US: ARTICLE 19 and others file amicus brief in Dakota Access Pipeline case

ARTICLE 19 has joined seven other civil society organisations to file an amicus curiae brief in a case coming before the United States District Court of North Dakota, in which the company responsible for building the Dakota Access Pipeline, Energy Transfer Partners (ETP), is suing various civil society organisations for nearly one billion dollars in damages and fees. This frivolous lawsuit attacks the basic tenets of the First Amendment, in seeking to reframe legitimate political speech by civil society groups on matters of the utmost public importance such as, variously, racketeering, defamation, tortious interference with business and common-law conspiracy. The brief calls on the Court to protect the rights to freedom of expression and association, by dismissing the complaint at the earliest opportunity.

The case before the District Court, Energy Transfer Equity, L.P. and Energy Transfer Partners, L.P., v. Greenpeace international and others, concerns the advocacy and campaigning work of various environmental civil society organisations, including Greenpeace International, in protest at the planned construction of the Dakota Access Pipeline.

As the amicus brief sets out, the construction of this oil pipeline, which stood to cross tribal lands, was mired in controversy and the subject of intense public debate on matters of the utmost public concern, including indigenous rights, environmental protections, the use of fossil fuels and climate change, and law enforcement and private security forces’ confrontations with peaceful protesters. The defendants were exercising their protected rights to freedom of expression, assembly, and association to actively engage in that debate.

Referencing the RICO Act (a statute more usually employed to target powerful organised criminal groups) and defamation law, however, ETP alleges that the defendants were in fact engaged in a vast criminal conspiracy to defraud and misinform the public. They claim that many statements made by the defendant organisations in their campaigning were false, and defamatory. ETP further argue that since the defendants were involved in an alleged conspiracy, that they should be held liable for the allegedly unlawful actions of other organisations and individuals involved in protests against the pipeline, which their defamatory statements are alleged to have ‘incited’.

Whilst it is unlikely this obviously meritless case would have any meaningful chance of success if it came to trial, its potential chilling effect on the rights to freedom of expression, assembly, and association would nevertheless be severe.

The amicus brief outlines why the Court should dismiss the complaints made by the ETP at the pleading stage, as follows:

  • First, that the acts which the ETP allege to constitute criminal conspiracy are quintessential examples of political speech on issues of clear public concern, and are as such subject to the highest levels of protection.
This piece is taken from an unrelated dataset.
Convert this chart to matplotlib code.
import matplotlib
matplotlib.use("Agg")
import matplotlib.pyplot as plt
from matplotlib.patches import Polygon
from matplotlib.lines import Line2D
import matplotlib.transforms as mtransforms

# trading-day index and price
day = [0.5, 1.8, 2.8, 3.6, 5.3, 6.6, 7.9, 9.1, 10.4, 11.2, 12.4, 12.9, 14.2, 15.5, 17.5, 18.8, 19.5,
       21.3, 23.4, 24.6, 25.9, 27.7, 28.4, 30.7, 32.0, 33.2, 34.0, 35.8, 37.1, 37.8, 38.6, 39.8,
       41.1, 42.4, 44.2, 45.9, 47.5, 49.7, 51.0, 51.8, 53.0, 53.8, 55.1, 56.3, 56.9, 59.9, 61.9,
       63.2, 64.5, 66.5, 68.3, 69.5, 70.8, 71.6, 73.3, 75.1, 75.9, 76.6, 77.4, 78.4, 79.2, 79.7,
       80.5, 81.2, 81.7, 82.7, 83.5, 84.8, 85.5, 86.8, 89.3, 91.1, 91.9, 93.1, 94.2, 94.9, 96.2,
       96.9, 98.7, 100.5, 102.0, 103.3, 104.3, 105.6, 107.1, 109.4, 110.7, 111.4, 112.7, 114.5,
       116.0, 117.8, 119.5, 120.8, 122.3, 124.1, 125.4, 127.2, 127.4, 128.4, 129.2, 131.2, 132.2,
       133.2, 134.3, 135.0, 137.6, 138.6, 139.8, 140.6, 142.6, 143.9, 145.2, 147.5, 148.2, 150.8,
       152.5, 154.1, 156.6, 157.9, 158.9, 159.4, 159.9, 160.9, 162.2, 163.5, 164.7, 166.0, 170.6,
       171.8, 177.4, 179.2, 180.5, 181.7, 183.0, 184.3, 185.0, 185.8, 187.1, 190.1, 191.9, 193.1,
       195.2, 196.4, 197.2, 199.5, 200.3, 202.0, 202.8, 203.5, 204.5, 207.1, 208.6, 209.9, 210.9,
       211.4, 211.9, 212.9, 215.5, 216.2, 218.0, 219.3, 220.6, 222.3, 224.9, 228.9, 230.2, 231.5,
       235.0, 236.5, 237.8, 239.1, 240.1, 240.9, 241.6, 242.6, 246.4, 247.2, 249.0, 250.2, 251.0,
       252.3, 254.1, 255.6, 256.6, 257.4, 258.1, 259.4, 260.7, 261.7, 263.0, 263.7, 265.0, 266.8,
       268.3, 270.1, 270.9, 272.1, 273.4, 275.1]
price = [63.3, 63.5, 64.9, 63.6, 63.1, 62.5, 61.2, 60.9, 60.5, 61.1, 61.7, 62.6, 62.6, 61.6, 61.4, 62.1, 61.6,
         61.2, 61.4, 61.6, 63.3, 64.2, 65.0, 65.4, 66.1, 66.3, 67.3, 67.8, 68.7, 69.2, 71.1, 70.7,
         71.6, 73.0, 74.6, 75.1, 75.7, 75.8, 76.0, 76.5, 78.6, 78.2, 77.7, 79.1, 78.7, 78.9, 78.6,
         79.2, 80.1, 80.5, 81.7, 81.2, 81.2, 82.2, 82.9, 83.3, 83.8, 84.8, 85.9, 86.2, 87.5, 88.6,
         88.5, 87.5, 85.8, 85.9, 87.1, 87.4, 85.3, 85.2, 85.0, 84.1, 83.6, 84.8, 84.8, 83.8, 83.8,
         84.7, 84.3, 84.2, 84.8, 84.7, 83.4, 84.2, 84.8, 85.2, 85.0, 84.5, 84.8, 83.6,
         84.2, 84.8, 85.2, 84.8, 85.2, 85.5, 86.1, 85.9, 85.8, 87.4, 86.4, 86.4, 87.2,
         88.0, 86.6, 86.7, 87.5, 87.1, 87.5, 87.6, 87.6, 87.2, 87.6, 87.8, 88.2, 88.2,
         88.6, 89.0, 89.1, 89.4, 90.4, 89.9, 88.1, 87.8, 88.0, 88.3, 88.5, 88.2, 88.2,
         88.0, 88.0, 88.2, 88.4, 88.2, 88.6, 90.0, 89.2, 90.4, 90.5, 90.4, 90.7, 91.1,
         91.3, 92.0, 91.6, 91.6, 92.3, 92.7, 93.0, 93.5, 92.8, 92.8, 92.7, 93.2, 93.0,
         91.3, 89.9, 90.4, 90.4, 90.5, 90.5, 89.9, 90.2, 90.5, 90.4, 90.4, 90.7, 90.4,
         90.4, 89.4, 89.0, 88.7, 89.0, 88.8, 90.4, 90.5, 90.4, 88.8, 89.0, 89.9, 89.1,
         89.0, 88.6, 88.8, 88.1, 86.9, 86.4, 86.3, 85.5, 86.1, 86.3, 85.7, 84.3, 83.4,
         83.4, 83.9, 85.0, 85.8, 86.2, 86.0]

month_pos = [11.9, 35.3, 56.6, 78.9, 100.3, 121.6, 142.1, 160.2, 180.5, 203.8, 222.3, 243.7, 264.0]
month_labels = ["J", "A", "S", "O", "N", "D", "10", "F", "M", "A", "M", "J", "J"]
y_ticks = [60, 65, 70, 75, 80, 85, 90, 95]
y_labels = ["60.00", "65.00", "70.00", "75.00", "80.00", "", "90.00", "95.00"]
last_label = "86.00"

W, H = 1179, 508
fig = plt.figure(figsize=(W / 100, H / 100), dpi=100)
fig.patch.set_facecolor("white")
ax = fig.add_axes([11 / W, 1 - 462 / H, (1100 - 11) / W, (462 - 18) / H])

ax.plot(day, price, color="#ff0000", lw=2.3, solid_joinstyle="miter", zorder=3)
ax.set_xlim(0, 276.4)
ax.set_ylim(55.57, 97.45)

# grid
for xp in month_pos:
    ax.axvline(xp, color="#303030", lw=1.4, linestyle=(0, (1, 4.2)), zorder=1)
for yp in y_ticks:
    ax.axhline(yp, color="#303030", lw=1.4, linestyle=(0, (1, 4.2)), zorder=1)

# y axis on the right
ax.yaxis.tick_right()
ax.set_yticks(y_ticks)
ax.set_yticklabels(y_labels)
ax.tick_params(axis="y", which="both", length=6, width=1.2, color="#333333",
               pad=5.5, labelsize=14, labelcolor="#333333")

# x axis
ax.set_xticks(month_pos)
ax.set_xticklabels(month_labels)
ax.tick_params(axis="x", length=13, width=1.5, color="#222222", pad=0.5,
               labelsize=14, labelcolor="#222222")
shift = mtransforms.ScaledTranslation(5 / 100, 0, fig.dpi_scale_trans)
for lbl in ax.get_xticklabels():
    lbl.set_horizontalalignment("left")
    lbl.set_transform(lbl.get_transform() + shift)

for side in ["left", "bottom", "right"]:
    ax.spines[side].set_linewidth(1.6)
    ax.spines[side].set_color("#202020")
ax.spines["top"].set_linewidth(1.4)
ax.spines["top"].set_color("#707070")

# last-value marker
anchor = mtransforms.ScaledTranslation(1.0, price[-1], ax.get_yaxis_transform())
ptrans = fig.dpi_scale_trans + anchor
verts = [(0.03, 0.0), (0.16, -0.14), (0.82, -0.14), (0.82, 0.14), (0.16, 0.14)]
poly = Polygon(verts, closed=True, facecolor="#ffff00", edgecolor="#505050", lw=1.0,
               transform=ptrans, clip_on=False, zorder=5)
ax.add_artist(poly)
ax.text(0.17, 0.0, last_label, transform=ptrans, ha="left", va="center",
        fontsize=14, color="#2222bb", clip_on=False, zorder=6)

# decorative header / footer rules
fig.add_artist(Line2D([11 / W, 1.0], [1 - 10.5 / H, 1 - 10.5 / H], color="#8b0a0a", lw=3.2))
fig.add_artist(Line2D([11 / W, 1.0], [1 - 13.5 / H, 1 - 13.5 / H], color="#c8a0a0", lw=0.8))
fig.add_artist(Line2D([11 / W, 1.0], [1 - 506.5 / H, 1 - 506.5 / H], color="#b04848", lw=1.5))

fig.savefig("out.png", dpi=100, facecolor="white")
If the ETP’s claim was accepted, advocacy organisations that seek public donations and campaign against business interests could face substantial claims for damages, undermining their free expression rights.
  • Second, that ETP’s argument that advocacy organisations can be held liable for the unlawful acts of non-affiliated organisations and individuals, simply on the grounds that they shared a common cause in protesting the pipeline, if accepted, would undermine the rights to freedom of association and expression. Such a broad interpretation of liability would have a severe deterrent effect on the willingness of advocacy organisations to speak out on, engage in peaceful protests on, or organise other advocacy actions, on matters subject to intense public debate for fear of attracting liability for the actions of third parties.
  • Third, that the mere fact of facing a RICO lawsuit poses an existential threat to a civil society organisation, bringing with it severe reputational damage, a burden on staff time in mounting a defense, the possibility of being required to disclose sensitive organisational documents, and the risk of extensive financial losses. As such, claims of this sort should be subject to close scrutiny to ensure that advocacy organisations are not deterred from carrying out their work, for fear of facing a RICO suit.
  • Fourth, that the defamation claim should be dismissed, as it seeks to impose liability for clearly political speech, in violation of the First Amendment. The brief submits that the defendant organisations’ speech clearly constitute statements of opinion, rather than false assertion of fact, and is therefore entitled to protection.
  • Fifth, that ETP’s tortious interference and civil-conspiracy claims should also be thrown out, as these clearly take aim at the same protected speech as the RICO and defamation claims.

The brief concludes that if accepted, ETP’s theory of liability would erode fundamental free speech and association rights of charitable organisations that rely on donations to support their work, and urges the Court to dismiss the complaint in its entirety.

The amicus brief has been filed along with American Civil Liberties Union, American Civil Liberties Union of North Dakota, American Civil Liberties Union of South Dakota, Natural Resources Defense Council, Brennan Center for Justice, First Amendment Coalition, and Rockefeller Brothers Fund.